» Direction: A verbatim copy is needed of the lines from the one containing "Rebuild this chart" down to the one containing "from matplotlib.patches import Patch", inclusive. Print it with no pictures.

» Extracted records:
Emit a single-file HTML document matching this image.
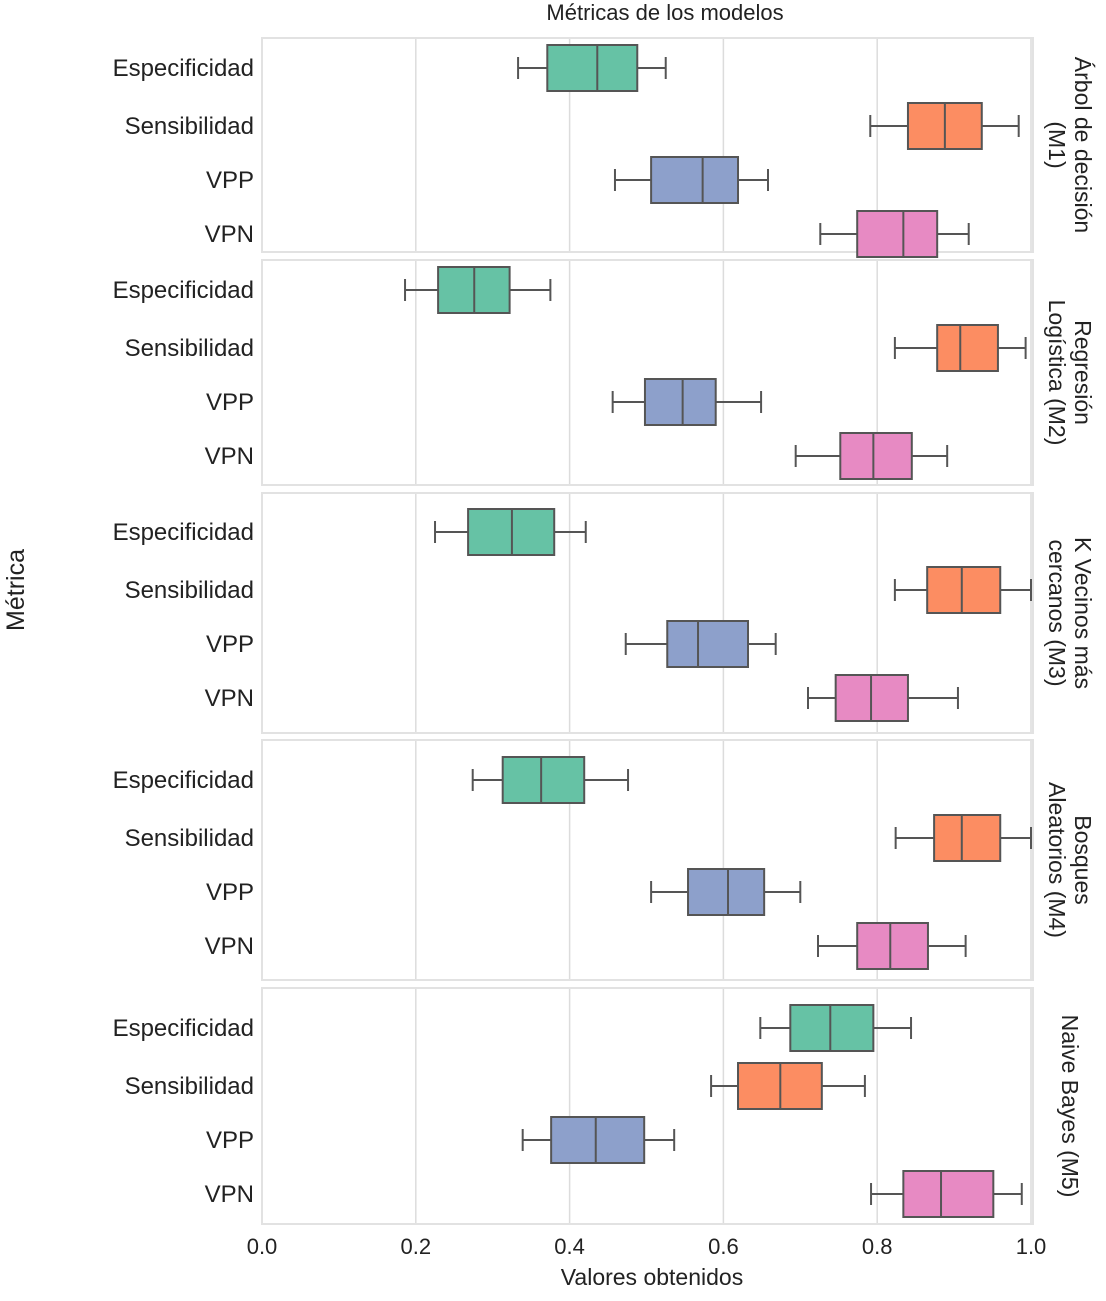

--

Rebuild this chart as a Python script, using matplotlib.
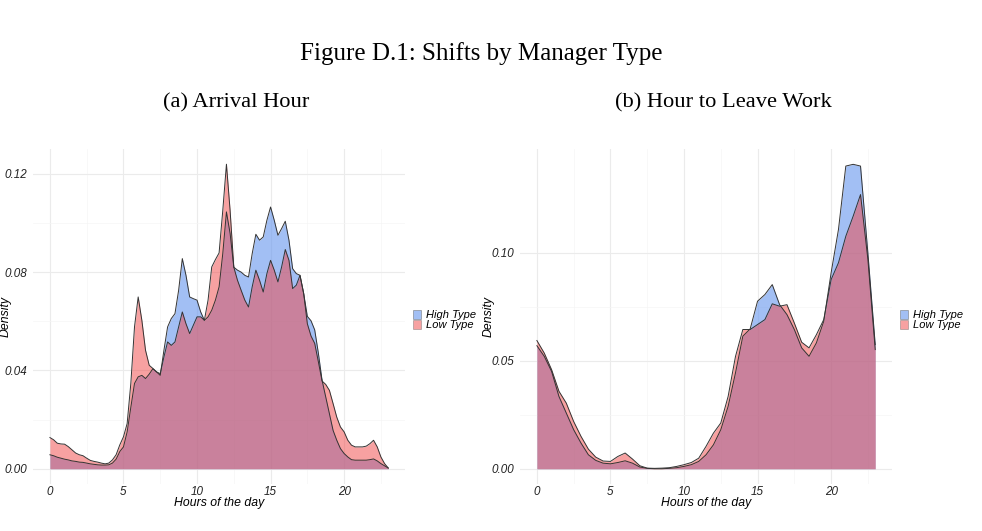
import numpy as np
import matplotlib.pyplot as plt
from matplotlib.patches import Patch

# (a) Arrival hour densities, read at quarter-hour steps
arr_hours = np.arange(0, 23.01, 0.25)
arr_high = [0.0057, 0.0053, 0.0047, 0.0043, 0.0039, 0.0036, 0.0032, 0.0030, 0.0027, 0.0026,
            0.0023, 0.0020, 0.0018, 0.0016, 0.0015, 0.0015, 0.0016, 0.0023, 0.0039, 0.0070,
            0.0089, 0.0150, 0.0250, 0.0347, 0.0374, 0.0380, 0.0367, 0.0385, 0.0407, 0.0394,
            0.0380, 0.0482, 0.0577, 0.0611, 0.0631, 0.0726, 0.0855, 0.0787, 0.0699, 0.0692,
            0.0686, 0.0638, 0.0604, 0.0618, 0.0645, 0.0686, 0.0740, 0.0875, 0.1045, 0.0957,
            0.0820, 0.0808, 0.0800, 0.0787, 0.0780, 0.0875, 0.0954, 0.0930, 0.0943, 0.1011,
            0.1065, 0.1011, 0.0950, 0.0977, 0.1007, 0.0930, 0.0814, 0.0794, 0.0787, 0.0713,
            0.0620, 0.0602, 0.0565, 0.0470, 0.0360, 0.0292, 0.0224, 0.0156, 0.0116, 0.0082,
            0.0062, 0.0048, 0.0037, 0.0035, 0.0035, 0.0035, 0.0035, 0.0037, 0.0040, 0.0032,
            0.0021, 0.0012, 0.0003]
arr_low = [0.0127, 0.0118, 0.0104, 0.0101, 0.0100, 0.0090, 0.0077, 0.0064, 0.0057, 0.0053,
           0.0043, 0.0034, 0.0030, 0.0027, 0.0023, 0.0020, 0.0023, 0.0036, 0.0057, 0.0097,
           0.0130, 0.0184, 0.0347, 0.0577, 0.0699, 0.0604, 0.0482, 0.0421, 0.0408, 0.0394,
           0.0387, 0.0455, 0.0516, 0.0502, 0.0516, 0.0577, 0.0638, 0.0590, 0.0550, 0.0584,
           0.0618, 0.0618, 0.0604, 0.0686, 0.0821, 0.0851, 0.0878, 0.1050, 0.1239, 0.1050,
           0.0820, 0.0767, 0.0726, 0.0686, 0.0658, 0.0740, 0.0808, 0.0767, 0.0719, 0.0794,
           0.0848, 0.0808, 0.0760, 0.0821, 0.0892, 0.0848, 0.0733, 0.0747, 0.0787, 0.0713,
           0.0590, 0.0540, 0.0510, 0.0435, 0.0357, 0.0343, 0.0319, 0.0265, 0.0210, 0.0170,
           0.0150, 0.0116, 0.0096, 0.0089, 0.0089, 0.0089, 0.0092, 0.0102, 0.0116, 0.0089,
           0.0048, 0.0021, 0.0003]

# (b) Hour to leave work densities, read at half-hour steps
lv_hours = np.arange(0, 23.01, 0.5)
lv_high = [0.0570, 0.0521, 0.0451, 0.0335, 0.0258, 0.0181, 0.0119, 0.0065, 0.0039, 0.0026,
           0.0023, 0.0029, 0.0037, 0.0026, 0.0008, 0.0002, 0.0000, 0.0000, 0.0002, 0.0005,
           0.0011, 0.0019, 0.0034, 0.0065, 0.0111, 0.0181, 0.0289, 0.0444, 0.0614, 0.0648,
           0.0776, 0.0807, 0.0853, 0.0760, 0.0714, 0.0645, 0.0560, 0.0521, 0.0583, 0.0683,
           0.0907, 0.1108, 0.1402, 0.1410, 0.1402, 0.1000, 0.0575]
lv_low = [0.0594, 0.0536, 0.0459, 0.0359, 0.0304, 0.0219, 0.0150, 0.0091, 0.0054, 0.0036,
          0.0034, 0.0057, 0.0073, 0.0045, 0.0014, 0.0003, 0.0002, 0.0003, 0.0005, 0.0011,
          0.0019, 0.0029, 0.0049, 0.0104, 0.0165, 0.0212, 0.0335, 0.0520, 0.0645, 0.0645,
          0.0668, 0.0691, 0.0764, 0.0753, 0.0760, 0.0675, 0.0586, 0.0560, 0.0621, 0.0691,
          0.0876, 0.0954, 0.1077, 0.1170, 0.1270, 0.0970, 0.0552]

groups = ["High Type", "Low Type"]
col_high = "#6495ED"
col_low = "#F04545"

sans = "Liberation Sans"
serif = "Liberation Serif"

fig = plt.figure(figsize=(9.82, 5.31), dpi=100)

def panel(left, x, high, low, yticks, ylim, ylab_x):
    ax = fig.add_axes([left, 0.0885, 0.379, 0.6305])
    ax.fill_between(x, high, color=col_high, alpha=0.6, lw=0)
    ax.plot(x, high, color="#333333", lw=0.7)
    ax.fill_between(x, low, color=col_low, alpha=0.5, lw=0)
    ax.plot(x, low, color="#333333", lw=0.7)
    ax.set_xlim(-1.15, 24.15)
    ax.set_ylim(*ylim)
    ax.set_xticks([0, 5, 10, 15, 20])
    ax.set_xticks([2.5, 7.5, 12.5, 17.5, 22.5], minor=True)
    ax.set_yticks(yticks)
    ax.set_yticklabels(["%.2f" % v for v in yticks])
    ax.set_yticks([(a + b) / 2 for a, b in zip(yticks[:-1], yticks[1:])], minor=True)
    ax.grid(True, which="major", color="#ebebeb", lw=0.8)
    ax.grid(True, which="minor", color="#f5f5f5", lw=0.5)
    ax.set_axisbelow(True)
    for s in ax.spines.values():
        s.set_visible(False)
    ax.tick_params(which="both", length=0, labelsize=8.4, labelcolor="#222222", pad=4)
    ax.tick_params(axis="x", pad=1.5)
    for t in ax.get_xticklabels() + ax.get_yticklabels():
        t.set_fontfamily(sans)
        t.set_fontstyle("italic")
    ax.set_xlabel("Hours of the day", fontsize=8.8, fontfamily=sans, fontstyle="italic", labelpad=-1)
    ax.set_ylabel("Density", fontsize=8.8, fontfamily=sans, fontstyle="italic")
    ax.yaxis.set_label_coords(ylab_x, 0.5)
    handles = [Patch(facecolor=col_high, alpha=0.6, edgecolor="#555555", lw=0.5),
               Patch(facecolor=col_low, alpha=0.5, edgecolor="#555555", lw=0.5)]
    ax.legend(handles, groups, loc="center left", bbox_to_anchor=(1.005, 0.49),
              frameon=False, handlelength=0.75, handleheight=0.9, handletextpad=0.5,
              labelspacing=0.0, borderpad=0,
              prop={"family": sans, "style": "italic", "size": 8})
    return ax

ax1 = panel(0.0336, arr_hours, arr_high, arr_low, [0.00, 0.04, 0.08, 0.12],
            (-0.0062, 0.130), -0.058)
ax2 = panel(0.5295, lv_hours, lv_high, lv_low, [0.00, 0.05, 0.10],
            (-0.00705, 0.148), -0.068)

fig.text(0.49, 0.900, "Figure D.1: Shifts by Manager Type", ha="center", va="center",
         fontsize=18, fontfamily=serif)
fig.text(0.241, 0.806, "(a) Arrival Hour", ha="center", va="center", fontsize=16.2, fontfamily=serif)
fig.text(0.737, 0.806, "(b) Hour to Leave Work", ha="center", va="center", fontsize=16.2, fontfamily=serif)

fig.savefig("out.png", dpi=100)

» Response for this exercise:
Rebuild this chart as a Python script, using matplotlib.
import numpy as np
import matplotlib.pyplot as plt
from matplotlib.patches import Patch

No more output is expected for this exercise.